Monday, November 07, 2005

The Big Day

Well, today's the big day. The day we just might finally get answers. (Actually, we won't get answers today...we'll get questions. But those questions will lead to the answers.)

My six-year-old son has struggled with certain aspects of learning language for years. We noticed it at three. He's since undergone hearing tests, vision tests, auditory tests, academic tests, and probably a few I'm forgetting. All have come back normal. But there's something not right. We know it. His Sunday School teachers know it.

You give him a simple instruction, such as, "Go put these clothes in the white dresser drawer," and he'll take the clothes on put them on the white book case. He also has struggled with just identifying his alphabet letters, despite having no trouble with math. At the same time, he is highly creative and quite intelligent.

So, what's the problem? According to all of the testing so far...nothing. And, in fact, were we not homeschooling him, he would very likely have been diagnosed with ADD, put on medication, and thrown into a special education program that never actually addresses the problem.

He doesn't have ADD, by the way.

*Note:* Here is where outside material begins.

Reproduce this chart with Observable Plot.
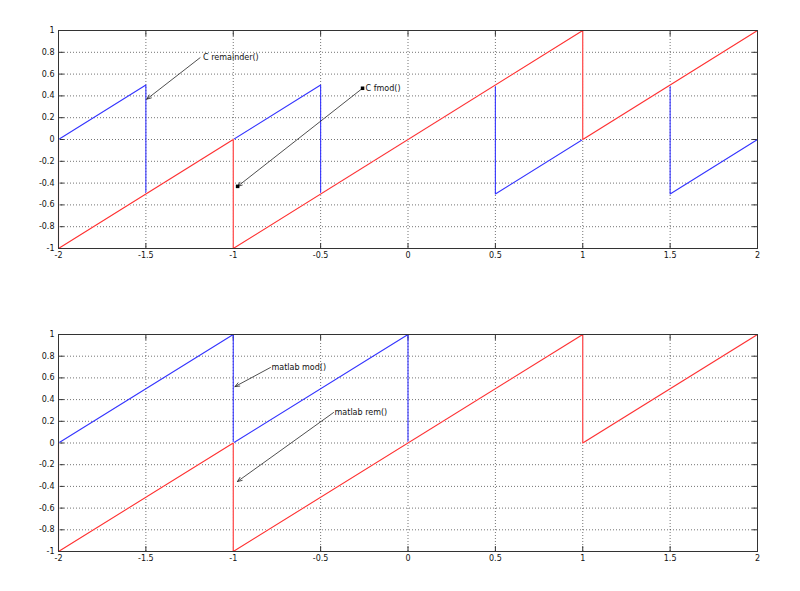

In fact, after a lot of research, my wife finally tracked down what we believe it is. And, in fact, it is what an experienced educator of 35 years has said, as well as a psychologist has suggested. So, it call comes down to today.

As I type this, my son is undergoing yet another series of tests...but this time, with the person who has the expertise to diagnose him properly. It gives us hope that we'll finally have answers, and then finally have a plan to help him overcome it. Hopefully, in a week or so, I'll be able to tell you all that he has Central Auditory Processing Disorder...a problem that is frequently misdiagnosed as ADD, which results in the completely wrong treatment.

This whole experience just reaffirms how important it is for parents to be advocates for your own child. We've been told over and over that he is fine. But we have known better. If the medical doctors and teachers don't know how to label the problem, it doesn't exist. But had we accepted that, I'm afraid for what would become of my son. Frustrated, perhaps depressed, with a poor self-esteem.

As it is he doesn't like to try new things because he's afraid of failure. He sees the success of his older brother, who by the same age, had no difficulty reading. He struggles with playing games he doesn't know because he doesn't understand how to play them...though, once he learns how, he typically excels.

I'm reminded of a quote that Dr. Phil makes on his show. You can't fix a problem until you're willing to address it. And the only ones who are willing to address my son's problem are my wife and myself.

3 comments:

Kate said...

The doctor who originally started the business that grew into the corporation I work for (one of the most intelligent, most forward-thinking men I know) loved the internet for just this reason: patients and their advocates can do their own research. It's very tough for a doctor to diagnose certain diseases and problems (especially when the brain is involved). There are just too many possibilities, and often something that seemed too inconsequential to the patient to mention is actually something that would be crucial for the doctor to know.
On the other hand, a patient (or parent) researching on their own can find things that match all the symptoms, even the ones they didn't think of at the doctor's office. And never discount the power of just knowing when something "feels" like the right thing. This doctor I worked for loved the empowerment it gave the patients, to be able to come to the doctor with a list of things to be ruled out. I'm not sure all doctors appreciate this (I did say he was forward-thinking!), and I'm sure it was very time consuming for you. I'm cynical enough to say your health care provider probably wouldn't consider it "cost effective" to do all that searching when they would have been happy with the ADD label.
I hope this works out well for your son. It's a blessing you are homeschooling him; you already know his teacher is going to be very understanding of this whole process!

RyanBruner said...

Well, as a follow up...the first half of the testing was completed, and already they know my son as something caused "crossed dominance", which can be quite problematic is learning...but there is treatment for that. There is still another couple hours of testing on Friday before we find out the official word on any processing disorder.

Kate said...

Hours of testing over multiple days sounds really stressful for a six-year-old. I hope he's holding up OK. I suppose the people administering the tests are used to dealing with children and are good at putting them at ease (I hope!). Best wishes for Friday's testing. Tell your son he's in my thoughts.